The flight-data and cockpit-voice recorders have arrived at the Bureau d’Enquetes et d’Analyses, France’s air-accident investigator, with coordination meetings underway and technical work set to start Friday. The BEA said it will download data but hasn’t been asked to analyze it.
Ethiopian Airlines, which operated the crashed jet, says the decision to send the black boxes to a European agency was a strategic one after the Federal Aviation Administration was left isolated in arguing that the Max should continue flying. The U.S. regulator finally grounded the model Wednesday amid mounting concern about similarities between the African tragedy and a crash in Indonesia, in which a computer system took control of a flight.

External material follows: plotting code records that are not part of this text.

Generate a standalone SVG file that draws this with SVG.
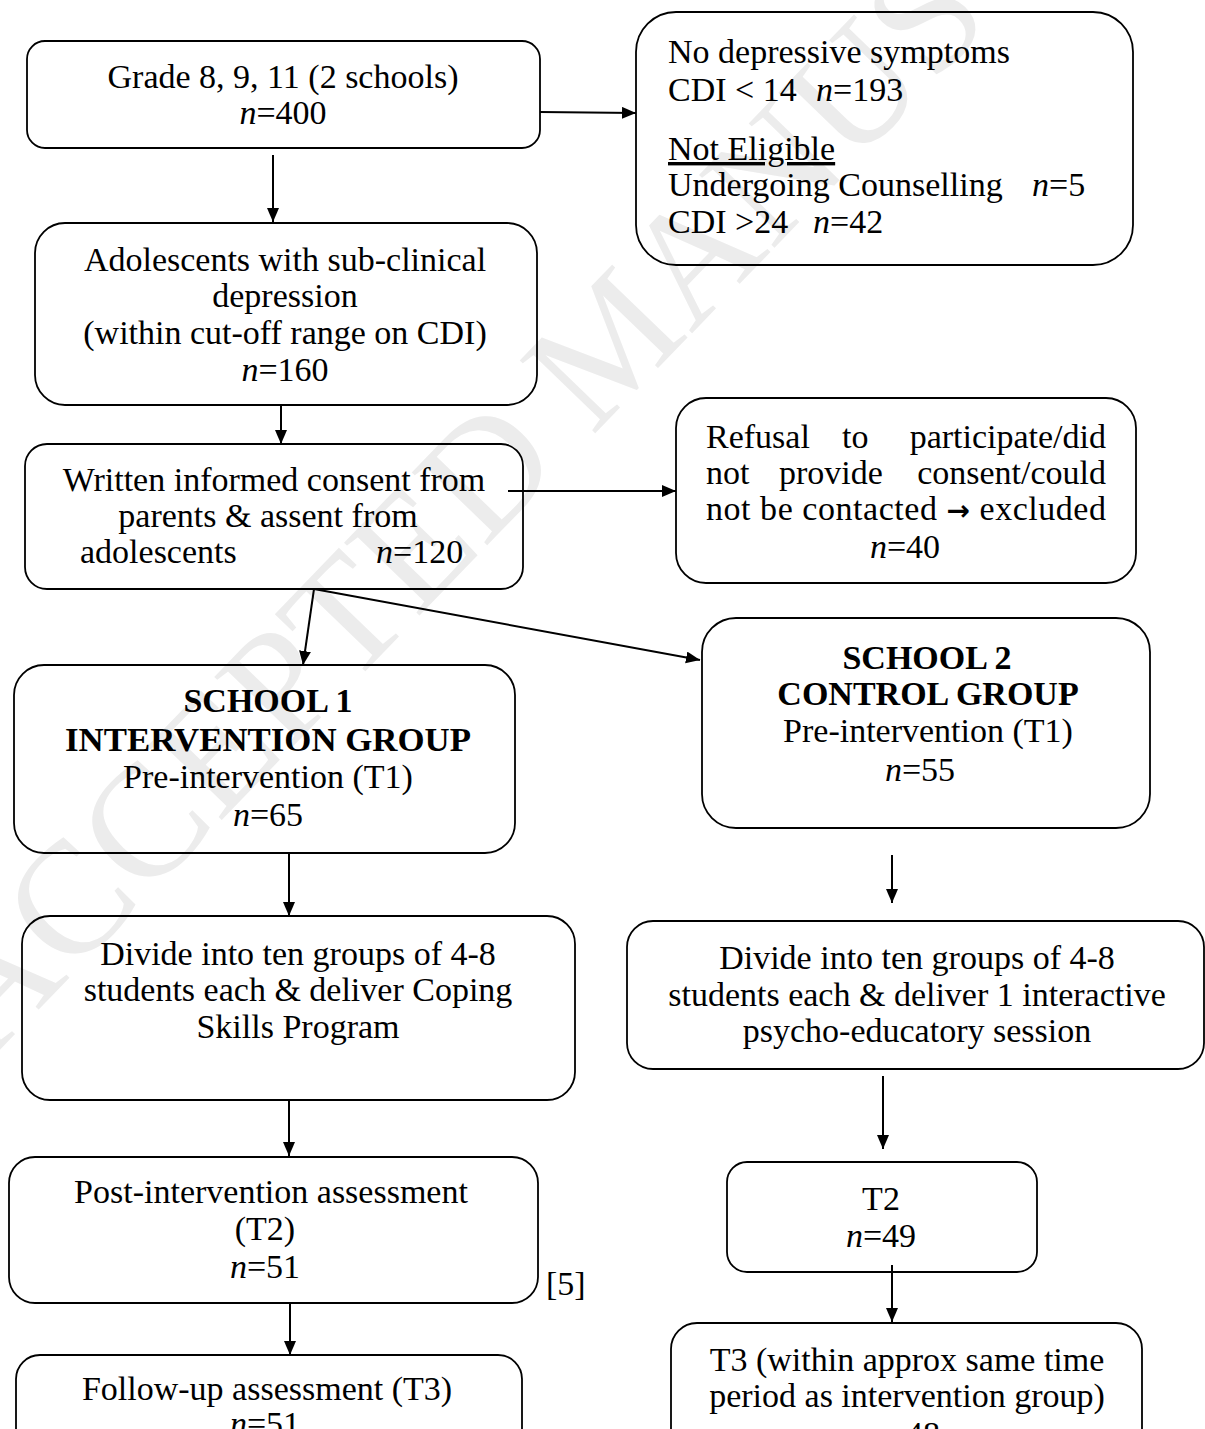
<svg xmlns="http://www.w3.org/2000/svg" width="1205" height="1429" viewBox="0 0 1205 1429">
<style>
.b{fill:none;stroke:#000;stroke-width:1.8}
.t{font-family:"Liberation Serif","Times New Roman",serif;font-size:34px;fill:#000}
.c{text-anchor:middle}
.bd{font-weight:bold}
.i{font-style:italic}
.a{fill:none;stroke:#000;stroke-width:2;marker-end:url(#ah)}
.wm{font-family:"Liberation Serif",serif;font-size:160px;fill:#ececec}
</style>
<defs>
<marker id="ah" markerUnits="userSpaceOnUse" markerWidth="16" markerHeight="14" refX="14" refY="6" orient="auto">
<path d="M0,0 L14,6 L0,12 Z" fill="#000"/>
</marker>
</defs>
<rect width="1205" height="1429" fill="#fff"/>
<text class="wm" transform="translate(-10,1060) rotate(-46)">ACCEPTED MANUSCRIPT</text>

<g id="connectors">
<line class="a" x1="540" y1="112" x2="636" y2="113"/>
<line class="a" x1="273" y1="155" x2="273" y2="222"/>
<line class="a" x1="281" y1="405" x2="281" y2="444"/>
<line class="a" x1="508" y1="491" x2="676" y2="491"/>
<line class="a" x1="314" y1="589" x2="303" y2="665"/>
<line class="a" x1="314" y1="589" x2="700" y2="660"/>
<line class="a" x1="289" y1="853" x2="289" y2="916"/>
<line class="a" x1="892" y1="855" x2="892" y2="903"/>
<line class="a" x1="289" y1="1100" x2="289" y2="1156"/>
<line class="a" x1="883" y1="1076" x2="883" y2="1149"/>
<line class="a" x1="290" y1="1303" x2="290" y2="1355"/>
<line class="a" x1="892" y1="1265" x2="892" y2="1322"/>
</g>

<g id="n1">
<rect class="b" x="27" y="41" width="513" height="107" rx="18"/>
<text class="t c" x="283" y="88">Grade 8, 9, 11 (2 schools)</text>
<text class="t c" x="283" y="124"><tspan class="i">n</tspan>=400</text>
</g>

<g id="n2">
<rect class="b" x="636" y="12" width="497" height="253" rx="40"/>
<text class="t" x="668" y="63">No depressive symptoms</text>
<text class="t" x="668" y="101">CDI &lt; 14<tspan class="i" x="816">n</tspan>=193</text>
<text class="t" x="668" y="160" text-decoration="underline">Not Eligible</text>
<text class="t" x="668" y="196">Undergoing Counselling<tspan class="i" x="1032">n</tspan>=5</text>
<text class="t" x="668" y="233">CDI &gt;24<tspan class="i" x="813">n</tspan>=42</text>
</g>

<g id="n3">
<rect class="b" x="35" y="223" width="502" height="182" rx="30"/>
<text class="t c" x="285" y="271">Adolescents with sub-clinical</text>
<text class="t c" x="285" y="307">depression</text>
<text class="t c" x="285" y="344">(within cut-off range on CDI)</text>
<text class="t c" x="285" y="381"><tspan class="i">n</tspan>=160</text>
</g>

<g id="n4">
<rect class="b" x="25" y="444" width="498" height="145" rx="22"/>
<text class="t c" x="274" y="491">Written informed consent from</text>
<text class="t c" x="268" y="527">parents &amp; assent from</text>
<text class="t" x="80" y="563">adolescents</text>
<text class="t" x="376" y="563"><tspan class="i">n</tspan>=120</text>
</g>

<g id="n5">
<rect class="b" x="676" y="398" width="460" height="185" rx="30"/>
<text class="t" x="706" y="448">Refusal</text>
<text class="t" x="842" y="448">to</text>
<text class="t" x="1106" y="448" text-anchor="end">participate/did</text>
<text class="t" x="706" y="484">not</text>
<text class="t" x="779" y="484">provide</text>
<text class="t" x="1106" y="484" text-anchor="end">consent/could</text>
<text class="t" x="706" y="520" textLength="400" lengthAdjust="spacing">not be contacted <tspan font-family="DejaVu Sans" font-weight="bold" font-size="28">→</tspan> excluded</text>
<text class="t c" x="905" y="558"><tspan class="i">n</tspan>=40</text>
</g>

<g id="n6">
<rect class="b" x="14" y="665" width="501" height="188" rx="30"/>
<text class="t c bd" x="268" y="712">SCHOOL 1</text>
<text class="t c bd" x="268" y="751" textLength="406" lengthAdjust="spacingAndGlyphs">INTERVENTION GROUP</text>
<text class="t c" x="268" y="788">Pre-intervention (T1)</text>
<text class="t c" x="268" y="826"><tspan class="i">n</tspan>=65</text>
</g>

<g id="n7">
<rect class="b" x="702" y="618" width="448" height="210" rx="34"/>
<text class="t c bd" x="927" y="669">SCHOOL 2</text>
<text class="t c bd" x="928" y="705">CONTROL GROUP</text>
<text class="t c" x="928" y="742">Pre-intervention (T1)</text>
<text class="t c" x="920" y="781"><tspan class="i">n</tspan>=55</text>
</g>

<g id="n8">
<rect class="b" x="22" y="916" width="553" height="184" rx="28"/>
<text class="t c" x="298" y="965">Divide into ten groups of 4-8</text>
<text class="t c" x="298" y="1001">students each &amp; deliver Coping</text>
<text class="t c" x="298" y="1038">Skills Program</text>
</g>

<g id="n9">
<rect class="b" x="627" y="921" width="577" height="148" rx="26"/>
<text class="t c" x="917" y="969">Divide into ten groups of 4-8</text>
<text class="t c" x="917" y="1006">students each &amp; deliver 1 interactive</text>
<text class="t c" x="917" y="1042">psycho-educatory session</text>
</g>

<g id="n10">
<rect class="b" x="9" y="1157" width="529" height="146" rx="26"/>
<text class="t c" x="271" y="1203">Post-intervention assessment</text>
<text class="t c" x="265" y="1240">(T2)</text>
<text class="t c" x="265" y="1278"><tspan class="i">n</tspan>=51</text>
</g>

<text class="t" x="546" y="1295">[5]</text>

<g id="n11">
<rect class="b" x="727" y="1162" width="310" height="110" rx="20"/>
<text class="t c" x="881" y="1210">T2</text>
<text class="t c" x="881" y="1247"><tspan class="i">n</tspan>=49</text>
</g>

<g id="n12">
<rect class="b" x="16" y="1355" width="506" height="120" rx="24"/>
<text class="t c" x="267" y="1400">Follow-up assessment (T3)</text>
<text class="t c" x="265" y="1435"><tspan class="i">n</tspan>=51</text>
</g>

<g id="n13">
<rect class="b" x="671" y="1323" width="471" height="150" rx="26"/>
<text class="t c" x="907" y="1371">T3 (within approx same time</text>
<text class="t c" x="907" y="1407">period as intervention group)</text>
<text class="t c" x="905" y="1445"><tspan class="i">n</tspan>=48</text>
</g>
</svg>
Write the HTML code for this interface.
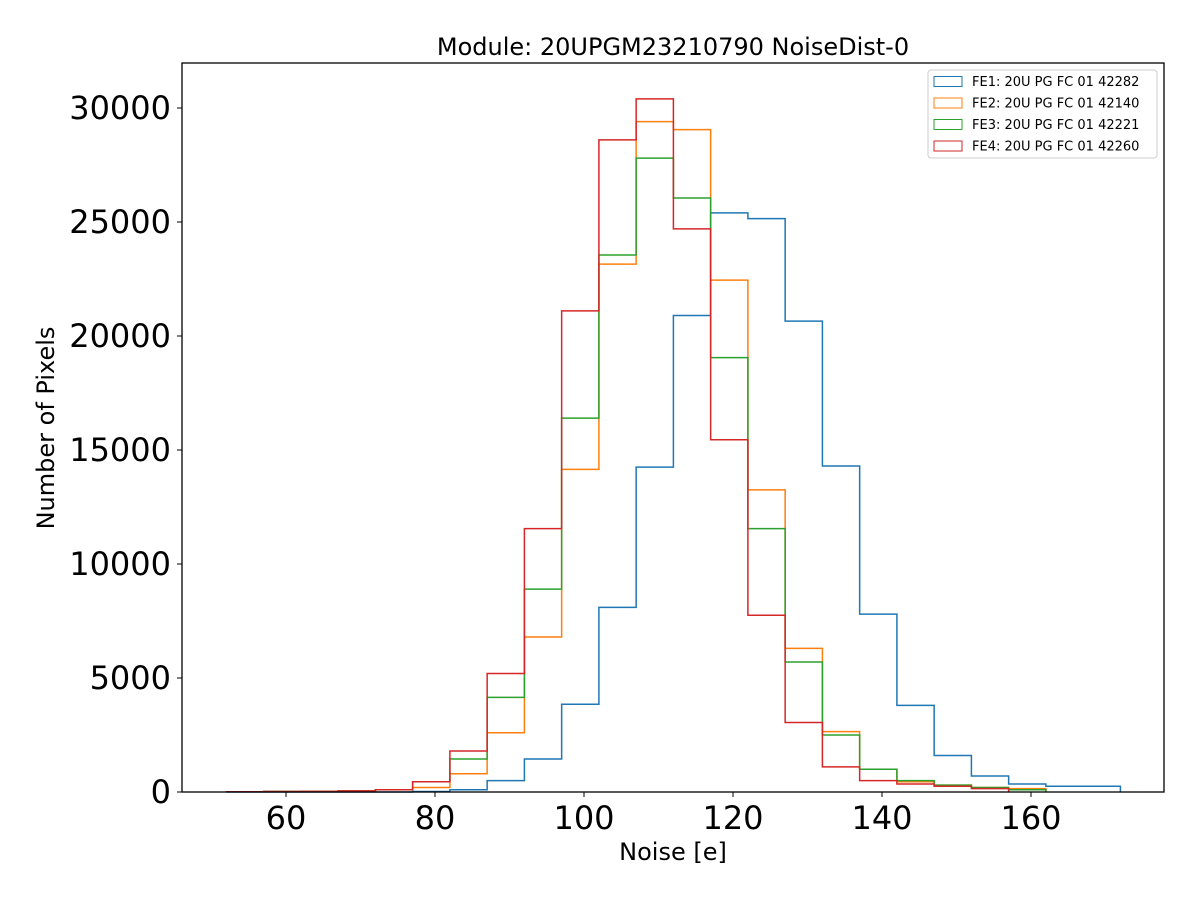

Germany’s Federal Bureau of Aircraft Accident Investigation earlier declined to work on the boxes, saying it wasn’t technically possible. France has a direct link to the crash, which killed 157, since the Max’s engines are made by the CFM International venture of General Electric Co. and Paris-based Safran SA.
The choice of the BEA for the decoding of the recorders still represents a snub for U.S. regulators used to taking a leading role in probes of Boeing planes. The National Transportation Safety Board will still have a role given that the 737 is made in Seattle, and plans to send three investigators to France to help the BEA with the downloading and analysis, according to a statement.
The NTSB also emphasized its own “expertise in recorders, flight crew operations and human factors,” and stressed that the Ethiopian Aircraft Accident Investigations Bureau remains in charge of the investigation. The Washington-based agency already has officials in Addis Ababa, assisted by advisers from the FAA, Boeing and GE/Safran.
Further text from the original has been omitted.